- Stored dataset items
• • • • • • •

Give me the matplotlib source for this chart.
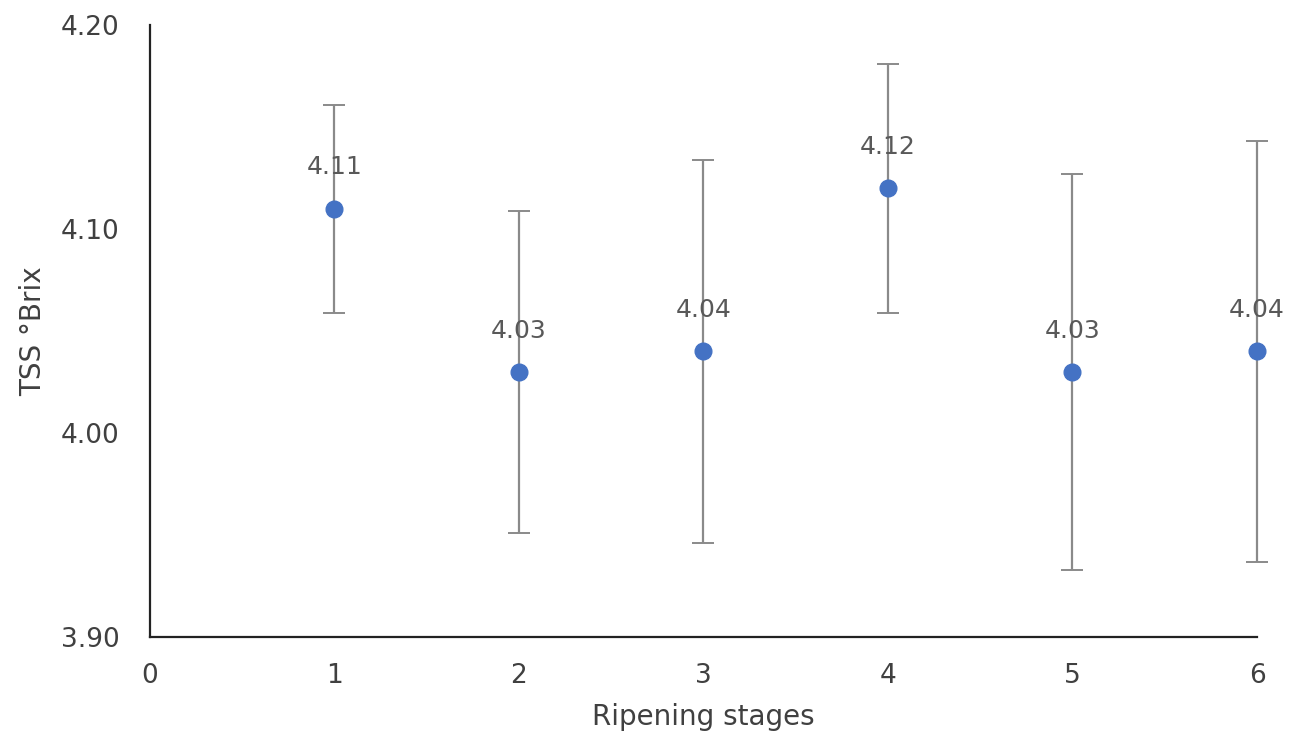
import matplotlib.pyplot as plt

stages = [1, 2, 3, 4, 5, 6]
tss = [4.11, 4.03, 4.04, 4.12, 4.03, 4.04]
err = [0.051, 0.079, 0.094, 0.061, 0.097, 0.103]
labels = ["4.11", "4.03", "4.04", "4.12", "4.03", "4.04"]

plt.rcParams['font.family'] = ['DejaVu Sans']

fig = plt.figure(figsize=(13.03, 7.51), dpi=100)
ax = fig.add_axes([0.1151, 0.1518, 0.8496, 0.8149])

ax.errorbar(stages, tss, yerr=err, fmt='none', ecolor='#8a8a8a', elinewidth=1.6,
            capsize=8, capthick=1.4, zorder=2, clip_on=False)
ax.plot(stages, tss, 'o', color='#4472C4', markersize=12, zorder=3, clip_on=False)

for x, y, t in zip(stages, tss, labels):
    ax.annotate(t, (x, y), xytext=(0, 21), textcoords='offset points',
                ha='center', va='bottom', fontsize=18, color='#595959')

ax.set_xlim(0, 6)
ax.set_ylim(3.90, 4.20)
ax.set_xticks(range(0, 7))
ax.set_yticks([3.90, 4.00, 4.10, 4.20])
ax.set_yticklabels(["3.90", "4.00", "4.10", "4.20"])
ax.tick_params(length=0, labelsize=19, labelcolor='#404040')
ax.tick_params(axis='y', pad=22)
ax.tick_params(axis='x', pad=19)

for s in ['top', 'right']:
    ax.spines[s].set_visible(False)
for s in ['left', 'bottom']:
    ax.spines[s].set_color('#222222')
    ax.spines[s].set_linewidth(1.6)

ax.set_xlabel("Ripening stages", fontsize=20, color='#404040', labelpad=10)
ax.set_ylabel("TSS °Brix", fontsize=20, color='#404040', labelpad=10)

fig.savefig("out.png", dpi=100)
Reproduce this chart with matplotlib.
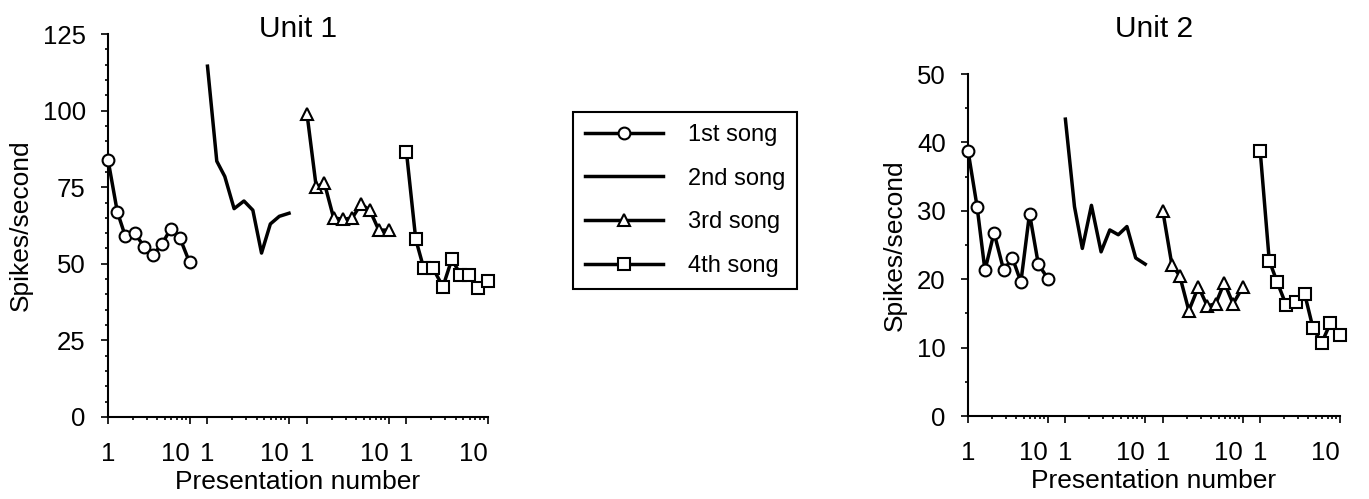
import numpy as np
import matplotlib.pyplot as plt
from matplotlib.lines import Line2D

plt.rcParams['font.family'] = ['Liberation Sans', 'DejaVu Sans']

# presentation numbers (log spaced)
presentation = [1, 1.3, 1.63, 2.12, 2.8, 3.6, 4.6, 5.9, 7.6, 10]

songs = ['1st song', '2nd song', '3rd song', '4th song']
markers = ['o', None, '^', 's']

# Unit 1, spikes/second
unit1_song1 = [84, 67, 59, 60, 55.5, 53, 56.5, 61.5, 58.5, 50.5]
unit1_song2 = [114.5, 83.5, 78.5, 68, 70.5, 67.5, 53.5, 63, 65.5, 66.5]
unit1_song3 = [99, 75, 76.5, 65, 64.5, 65, 69.5, 67.5, 61, 61]
unit1_song4 = [86.5, 58, 48.5, 48.5, 42.5, 51.5, 46.5, 46.5, 42, 44.5]

# Unit 2, spikes/second
unit2_song1 = [38.8, 30.6, 21.3, 26.8, 21.3, 23.1, 19.6, 29.6, 22.2, 20.1]
unit2_song2 = [43.4, 30.6, 24.5, 30.8, 24.0, 27.2, 26.5, 27.7, 23.1, 22.2]
unit2_song3 = [30.0, 22.1, 20.5, 15.4, 18.9, 16.1, 16.4, 19.5, 16.4, 18.8]
unit2_song4 = [38.8, 22.7, 19.6, 16.2, 16.6, 17.9, 12.8, 10.7, 13.6, 11.8]

PERIOD = 1.22  # one decade plus the gap between song blocks
LW = 2.5
MS = 8.5
MEW = 1.5


def draw_unit(ax, series, ymax, ystep, yminor, title_x, title):
    for k, vals in enumerate(series):
        x = k * PERIOD + np.log10(presentation)
        ax.plot(x, vals, color='black', lw=LW, marker=markers[k], ms=MS,
                mfc='white', mec='black', mew=MEW, clip_on=False, zorder=3)

    ax.set_xlim(0, 3 * PERIOD + 1)
    ax.set_ylim(0, ymax)
    major = []
    labels = []
    minor = []
    for k in range(4):
        major += [k * PERIOD, k * PERIOD + 1]
        labels += ['1', '10']
        minor += [k * PERIOD + np.log10(m) for m in range(2, 10)]
    ax.set_xticks(major)
    ax.set_xticklabels(labels)
    # the "10" labels sit to the left of their tick
    for lab in ax.get_xticklabels():
        if lab.get_text() == '10':
            lab.set_horizontalalignment('right')
    ax.set_xticks(minor, minor=True)
    ax.set_yticks(np.arange(0, ymax + 1, ystep))
    ax.set_yticks(np.arange(0, ymax + 1, yminor), minor=True)

    for s in ['top', 'right']:
        ax.spines[s].set_visible(False)
    for s in ['left', 'bottom']:
        ax.spines[s].set_linewidth(1.5)
    ax.tick_params(axis='both', which='major', length=5, width=1.2,
                   labelsize=18.5, direction='out')
    ax.tick_params(axis='both', which='minor', length=2.5, width=1.2,
                   direction='out')
    ax.tick_params(axis='x', which='major', pad=13)
    ax.tick_params(axis='y', which='major', pad=11)
    ax.set_xlabel('Presentation number', fontsize=19, labelpad=3)
    ax.set_ylabel('Spikes/second', fontsize=19, labelpad=7)
    ax.figure.text(title_x, 1 - 37 / 499, title, fontsize=21.5,
                   ha='center', va='baseline')


fig = plt.figure(figsize=(13.69, 4.99), dpi=100)
ax1 = fig.add_axes([108 / 1369, 1 - 417 / 499, 380 / 1369, 383 / 499])
ax2 = fig.add_axes([968 / 1369, 1 - 416 / 499, 372 / 1369, 342 / 499])

draw_unit(ax1, [unit1_song1, unit1_song2, unit1_song3, unit1_song4],
          125, 25, 5, 298 / 1369, 'Unit 1')
draw_unit(ax2, [unit2_song1, unit2_song2, unit2_song3, unit2_song4],
          50, 10, 5, 1154 / 1369, 'Unit 2')

handles = [Line2D([], [], color='black', lw=LW, marker=m, ms=MS,
                  mfc='white', mec='black', mew=MEW) for m in markers]
leg = fig.legend(handles, songs, loc='upper left',
                 bbox_to_anchor=(573 / 1369, 1 - 112 / 499),
                 borderaxespad=0, fontsize=17, handlelength=3.3,
                 handletextpad=1.05, labelspacing=0.92, borderpad=0.5,
                 fancybox=False, edgecolor='black', framealpha=1)
leg.get_frame().set_linewidth(1.5)

fig.savefig('out.png', dpi=100)
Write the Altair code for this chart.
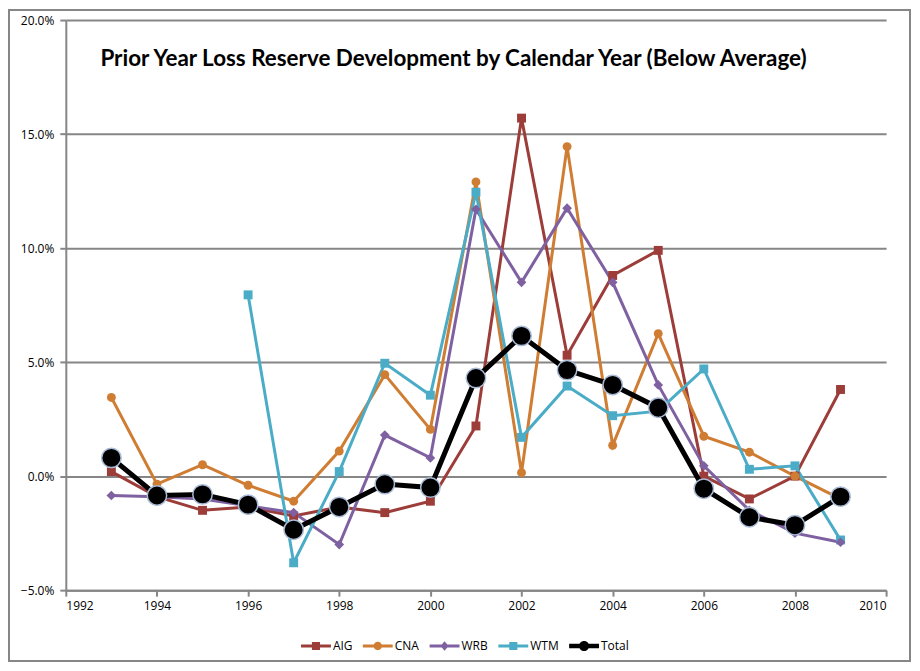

• • • • • • •

- WRITTEN EXERCISE
Quote the records above in full, dropping each picture.

- ANSWER FOR THIS EXERCISE
Give me the matplotlib source for this chart.
import matplotlib.pyplot as plt

stages = [1, 2, 3, 4, 5, 6]
tss = [4.11, 4.03, 4.04, 4.12, 4.03, 4.04]
err = [0.051, 0.079, 0.094, 0.061, 0.097, 0.103]
labels = ["4.11", "4.03", "4.04", "4.12", "4.03", "4.04"]

plt.rcParams['font.family'] = ['DejaVu Sans']

fig = plt.figure(figsize=(13.03, 7.51), dpi=100)
ax = fig.add_axes([0.1151, 0.1518, 0.8496, 0.8149])

ax.errorbar(stages, tss, yerr=err, fmt='none', ecolor='#8a8a8a', elinewidth=1.6,
            capsize=8, capthick=1.4, zorder=2, clip_on=False)
ax.plot(stages, tss, 'o', color='#4472C4', markersize=12, zorder=3, clip_on=False)

for x, y, t in zip(stages, tss, labels):
    ax.annotate(t, (x, y), xytext=(0, 21), textcoords='offset points',
                ha='center', va='bottom', fontsize=18, color='#595959')

ax.set_xlim(0, 6)
ax.set_ylim(3.90, 4.20)
ax.set_xticks(range(0, 7))
ax.set_yticks([3.90, 4.00, 4.10, 4.20])
ax.set_yticklabels(["3.90", "4.00", "4.10", "4.20"])
ax.tick_params(length=0, labelsize=19, labelcolor='#404040')
ax.tick_params(axis='y', pad=22)
ax.tick_params(axis='x', pad=19)

for s in ['top', 'right']:
    ax.spines[s].set_visible(False)
for s in ['left', 'bottom']:
    ax.spines[s].set_color('#222222')
    ax.spines[s].set_linewidth(1.6)

ax.set_xlabel("Ripening stages", fontsize=20, color='#404040', labelpad=10)
ax.set_ylabel("TSS °Brix", fontsize=20, color='#404040', labelpad=10)

fig.savefig("out.png", dpi=100)
Reproduce this chart with matplotlib.
import numpy as np
import matplotlib.pyplot as plt
from matplotlib.lines import Line2D

plt.rcParams['font.family'] = ['Liberation Sans', 'DejaVu Sans']

# presentation numbers (log spaced)
presentation = [1, 1.3, 1.63, 2.12, 2.8, 3.6, 4.6, 5.9, 7.6, 10]

songs = ['1st song', '2nd song', '3rd song', '4th song']
markers = ['o', None, '^', 's']

# Unit 1, spikes/second
unit1_song1 = [84, 67, 59, 60, 55.5, 53, 56.5, 61.5, 58.5, 50.5]
unit1_song2 = [114.5, 83.5, 78.5, 68, 70.5, 67.5, 53.5, 63, 65.5, 66.5]
unit1_song3 = [99, 75, 76.5, 65, 64.5, 65, 69.5, 67.5, 61, 61]
unit1_song4 = [86.5, 58, 48.5, 48.5, 42.5, 51.5, 46.5, 46.5, 42, 44.5]

# Unit 2, spikes/second
unit2_song1 = [38.8, 30.6, 21.3, 26.8, 21.3, 23.1, 19.6, 29.6, 22.2, 20.1]
unit2_song2 = [43.4, 30.6, 24.5, 30.8, 24.0, 27.2, 26.5, 27.7, 23.1, 22.2]
unit2_song3 = [30.0, 22.1, 20.5, 15.4, 18.9, 16.1, 16.4, 19.5, 16.4, 18.8]
unit2_song4 = [38.8, 22.7, 19.6, 16.2, 16.6, 17.9, 12.8, 10.7, 13.6, 11.8]

PERIOD = 1.22  # one decade plus the gap between song blocks
LW = 2.5
MS = 8.5
MEW = 1.5


def draw_unit(ax, series, ymax, ystep, yminor, title_x, title):
    for k, vals in enumerate(series):
        x = k * PERIOD + np.log10(presentation)
        ax.plot(x, vals, color='black', lw=LW, marker=markers[k], ms=MS,
                mfc='white', mec='black', mew=MEW, clip_on=False, zorder=3)

    ax.set_xlim(0, 3 * PERIOD + 1)
    ax.set_ylim(0, ymax)
    major = []
    labels = []
    minor = []
    for k in range(4):
        major += [k * PERIOD, k * PERIOD + 1]
        labels += ['1', '10']
        minor += [k * PERIOD + np.log10(m) for m in range(2, 10)]
    ax.set_xticks(major)
    ax.set_xticklabels(labels)
    # the "10" labels sit to the left of their tick
    for lab in ax.get_xticklabels():
        if lab.get_text() == '10':
            lab.set_horizontalalignment('right')
    ax.set_xticks(minor, minor=True)
    ax.set_yticks(np.arange(0, ymax + 1, ystep))
    ax.set_yticks(np.arange(0, ymax + 1, yminor), minor=True)

    for s in ['top', 'right']:
        ax.spines[s].set_visible(False)
    for s in ['left', 'bottom']:
        ax.spines[s].set_linewidth(1.5)
    ax.tick_params(axis='both', which='major', length=5, width=1.2,
                   labelsize=18.5, direction='out')
    ax.tick_params(axis='both', which='minor', length=2.5, width=1.2,
                   direction='out')
    ax.tick_params(axis='x', which='major', pad=13)
    ax.tick_params(axis='y', which='major', pad=11)
    ax.set_xlabel('Presentation number', fontsize=19, labelpad=3)
    ax.set_ylabel('Spikes/second', fontsize=19, labelpad=7)
    ax.figure.text(title_x, 1 - 37 / 499, title, fontsize=21.5,
                   ha='center', va='baseline')


fig = plt.figure(figsize=(13.69, 4.99), dpi=100)
ax1 = fig.add_axes([108 / 1369, 1 - 417 / 499, 380 / 1369, 383 / 499])
ax2 = fig.add_axes([968 / 1369, 1 - 416 / 499, 372 / 1369, 342 / 499])

draw_unit(ax1, [unit1_song1, unit1_song2, unit1_song3, unit1_song4],
          125, 25, 5, 298 / 1369, 'Unit 1')
draw_unit(ax2, [unit2_song1, unit2_song2, unit2_song3, unit2_song4],
          50, 10, 5, 1154 / 1369, 'Unit 2')

handles = [Line2D([], [], color='black', lw=LW, marker=m, ms=MS,
                  mfc='white', mec='black', mew=MEW) for m in markers]
leg = fig.legend(handles, songs, loc='upper left',
                 bbox_to_anchor=(573 / 1369, 1 - 112 / 499),
                 borderaxespad=0, fontsize=17, handlelength=3.3,
                 handletextpad=1.05, labelspacing=0.92, borderpad=0.5,
                 fancybox=False, edgecolor='black', framealpha=1)
leg.get_frame().set_linewidth(1.5)

fig.savefig('out.png', dpi=100)
Write the Altair code for this chart.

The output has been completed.